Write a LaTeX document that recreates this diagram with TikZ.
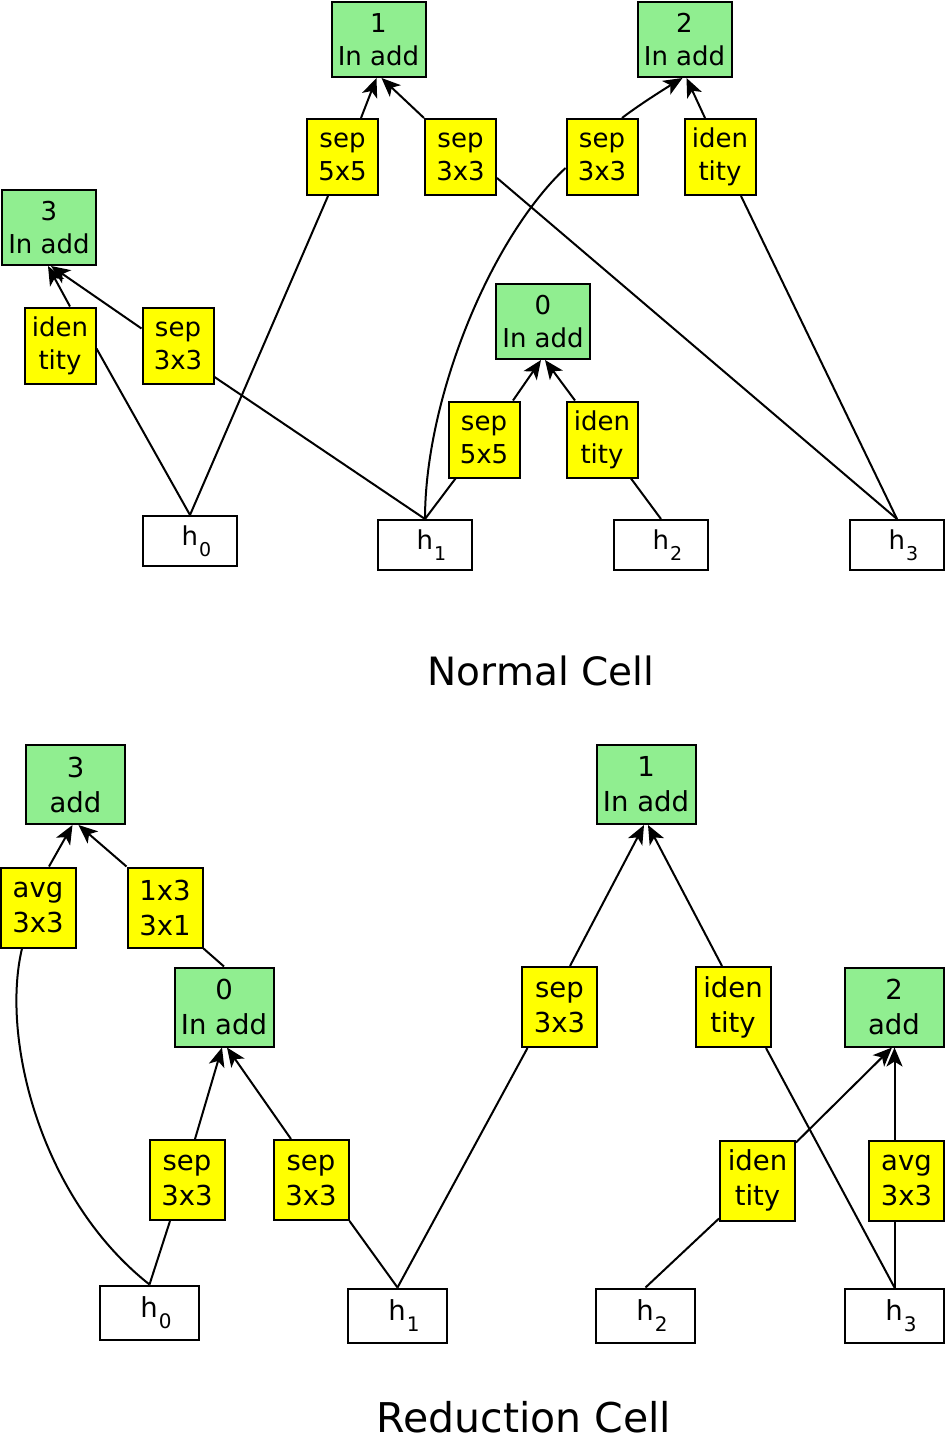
---
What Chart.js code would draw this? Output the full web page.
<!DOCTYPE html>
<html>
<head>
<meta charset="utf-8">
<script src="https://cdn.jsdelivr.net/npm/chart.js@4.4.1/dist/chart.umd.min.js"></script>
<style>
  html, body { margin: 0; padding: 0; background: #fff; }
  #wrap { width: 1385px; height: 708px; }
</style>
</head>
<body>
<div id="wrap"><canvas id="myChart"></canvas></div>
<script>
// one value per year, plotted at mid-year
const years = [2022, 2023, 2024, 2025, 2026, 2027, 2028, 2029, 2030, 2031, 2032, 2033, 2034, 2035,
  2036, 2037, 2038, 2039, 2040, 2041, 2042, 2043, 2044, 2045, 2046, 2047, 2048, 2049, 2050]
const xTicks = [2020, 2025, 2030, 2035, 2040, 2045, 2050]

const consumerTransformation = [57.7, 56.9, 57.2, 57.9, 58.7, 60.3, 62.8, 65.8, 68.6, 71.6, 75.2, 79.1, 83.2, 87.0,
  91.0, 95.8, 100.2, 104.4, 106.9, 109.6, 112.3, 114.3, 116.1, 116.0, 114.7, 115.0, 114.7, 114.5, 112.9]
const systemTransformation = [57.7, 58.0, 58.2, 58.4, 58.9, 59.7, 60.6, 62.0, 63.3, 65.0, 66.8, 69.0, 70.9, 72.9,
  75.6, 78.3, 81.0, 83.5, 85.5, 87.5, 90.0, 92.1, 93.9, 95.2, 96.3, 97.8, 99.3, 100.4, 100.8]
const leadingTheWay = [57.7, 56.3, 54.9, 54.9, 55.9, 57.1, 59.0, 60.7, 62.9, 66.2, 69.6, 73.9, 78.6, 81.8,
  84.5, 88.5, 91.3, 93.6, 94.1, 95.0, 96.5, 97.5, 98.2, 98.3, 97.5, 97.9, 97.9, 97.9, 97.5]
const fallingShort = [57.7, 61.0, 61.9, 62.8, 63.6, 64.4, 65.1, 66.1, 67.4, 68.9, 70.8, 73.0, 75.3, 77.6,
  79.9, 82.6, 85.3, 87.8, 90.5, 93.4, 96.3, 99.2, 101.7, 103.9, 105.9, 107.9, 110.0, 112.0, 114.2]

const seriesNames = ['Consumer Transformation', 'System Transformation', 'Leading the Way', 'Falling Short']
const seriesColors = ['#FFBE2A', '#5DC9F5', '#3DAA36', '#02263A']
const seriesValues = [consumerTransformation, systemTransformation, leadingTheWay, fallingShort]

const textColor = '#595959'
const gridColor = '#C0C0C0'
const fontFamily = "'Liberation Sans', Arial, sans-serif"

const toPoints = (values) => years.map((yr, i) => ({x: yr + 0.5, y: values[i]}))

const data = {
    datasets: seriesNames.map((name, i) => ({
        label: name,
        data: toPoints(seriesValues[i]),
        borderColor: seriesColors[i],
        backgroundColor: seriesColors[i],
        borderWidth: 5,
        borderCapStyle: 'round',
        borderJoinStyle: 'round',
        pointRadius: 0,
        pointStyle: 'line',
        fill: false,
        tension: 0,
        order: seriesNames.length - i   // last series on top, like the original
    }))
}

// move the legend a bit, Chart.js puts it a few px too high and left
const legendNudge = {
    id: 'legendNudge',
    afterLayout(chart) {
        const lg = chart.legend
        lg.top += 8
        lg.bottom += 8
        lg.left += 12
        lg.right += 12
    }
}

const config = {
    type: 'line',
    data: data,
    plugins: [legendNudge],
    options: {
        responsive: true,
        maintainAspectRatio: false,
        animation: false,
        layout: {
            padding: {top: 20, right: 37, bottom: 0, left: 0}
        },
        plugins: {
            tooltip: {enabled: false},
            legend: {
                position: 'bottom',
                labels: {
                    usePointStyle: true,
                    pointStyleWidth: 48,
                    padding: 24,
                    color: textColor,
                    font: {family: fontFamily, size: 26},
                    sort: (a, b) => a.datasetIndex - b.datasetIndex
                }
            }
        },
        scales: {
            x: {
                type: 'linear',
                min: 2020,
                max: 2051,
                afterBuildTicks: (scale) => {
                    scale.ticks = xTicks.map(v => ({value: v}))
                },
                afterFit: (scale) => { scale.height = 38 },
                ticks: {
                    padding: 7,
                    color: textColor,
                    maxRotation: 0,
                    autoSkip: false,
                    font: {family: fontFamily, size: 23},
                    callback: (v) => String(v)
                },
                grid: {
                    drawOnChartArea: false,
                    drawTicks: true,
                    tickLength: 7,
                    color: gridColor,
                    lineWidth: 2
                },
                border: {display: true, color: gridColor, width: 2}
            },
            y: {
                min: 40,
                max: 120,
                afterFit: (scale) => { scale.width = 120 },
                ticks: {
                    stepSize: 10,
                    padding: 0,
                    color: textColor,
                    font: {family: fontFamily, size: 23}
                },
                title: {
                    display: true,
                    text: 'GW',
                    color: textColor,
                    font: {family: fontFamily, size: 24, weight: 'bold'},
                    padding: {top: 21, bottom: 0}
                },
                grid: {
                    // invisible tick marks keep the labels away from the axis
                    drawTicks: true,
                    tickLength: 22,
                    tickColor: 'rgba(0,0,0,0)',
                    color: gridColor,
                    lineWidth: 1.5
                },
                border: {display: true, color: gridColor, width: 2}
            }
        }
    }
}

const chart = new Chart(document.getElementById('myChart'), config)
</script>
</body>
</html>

Task instructions: Go through the material above and output exactly the lines from the one containing "What Chart.js code" through the one containing "const toPoints = (values)".

Exercise result:
What Chart.js code would draw this? Output the full web page.
<!DOCTYPE html>
<html>
<head>
<meta charset="utf-8">
<script src="https://cdn.jsdelivr.net/npm/chart.js@4.4.1/dist/chart.umd.min.js"></script>
<style>
  html, body { margin: 0; padding: 0; background: #fff; }
  #wrap { width: 1385px; height: 708px; }
</style>
</head>
<body>
<div id="wrap"><canvas id="myChart"></canvas></div>
<script>
// one value per year, plotted at mid-year
const years = [2022, 2023, 2024, 2025, 2026, 2027, 2028, 2029, 2030, 2031, 2032, 2033, 2034, 2035,
  2036, 2037, 2038, 2039, 2040, 2041, 2042, 2043, 2044, 2045, 2046, 2047, 2048, 2049, 2050]
const xTicks = [2020, 2025, 2030, 2035, 2040, 2045, 2050]

const consumerTransformation = [57.7, 56.9, 57.2, 57.9, 58.7, 60.3, 62.8, 65.8, 68.6, 71.6, 75.2, 79.1, 83.2, 87.0,
  91.0, 95.8, 100.2, 104.4, 106.9, 109.6, 112.3, 114.3, 116.1, 116.0, 114.7, 115.0, 114.7, 114.5, 112.9]
const systemTransformation = [57.7, 58.0, 58.2, 58.4, 58.9, 59.7, 60.6, 62.0, 63.3, 65.0, 66.8, 69.0, 70.9, 72.9,
  75.6, 78.3, 81.0, 83.5, 85.5, 87.5, 90.0, 92.1, 93.9, 95.2, 96.3, 97.8, 99.3, 100.4, 100.8]
const leadingTheWay = [57.7, 56.3, 54.9, 54.9, 55.9, 57.1, 59.0, 60.7, 62.9, 66.2, 69.6, 73.9, 78.6, 81.8,
  84.5, 88.5, 91.3, 93.6, 94.1, 95.0, 96.5, 97.5, 98.2, 98.3, 97.5, 97.9, 97.9, 97.9, 97.5]
const fallingShort = [57.7, 61.0, 61.9, 62.8, 63.6, 64.4, 65.1, 66.1, 67.4, 68.9, 70.8, 73.0, 75.3, 77.6,
  79.9, 82.6, 85.3, 87.8, 90.5, 93.4, 96.3, 99.2, 101.7, 103.9, 105.9, 107.9, 110.0, 112.0, 114.2]

const seriesNames = ['Consumer Transformation', 'System Transformation', 'Leading the Way', 'Falling Short']
const seriesColors = ['#FFBE2A', '#5DC9F5', '#3DAA36', '#02263A']
const seriesValues = [consumerTransformation, systemTransformation, leadingTheWay, fallingShort]

const textColor = '#595959'
const gridColor = '#C0C0C0'
const fontFamily = "'Liberation Sans', Arial, sans-serif"

const toPoints = (values) => years.map((yr, i) => ({x: yr + 0.5, y: values[i]}))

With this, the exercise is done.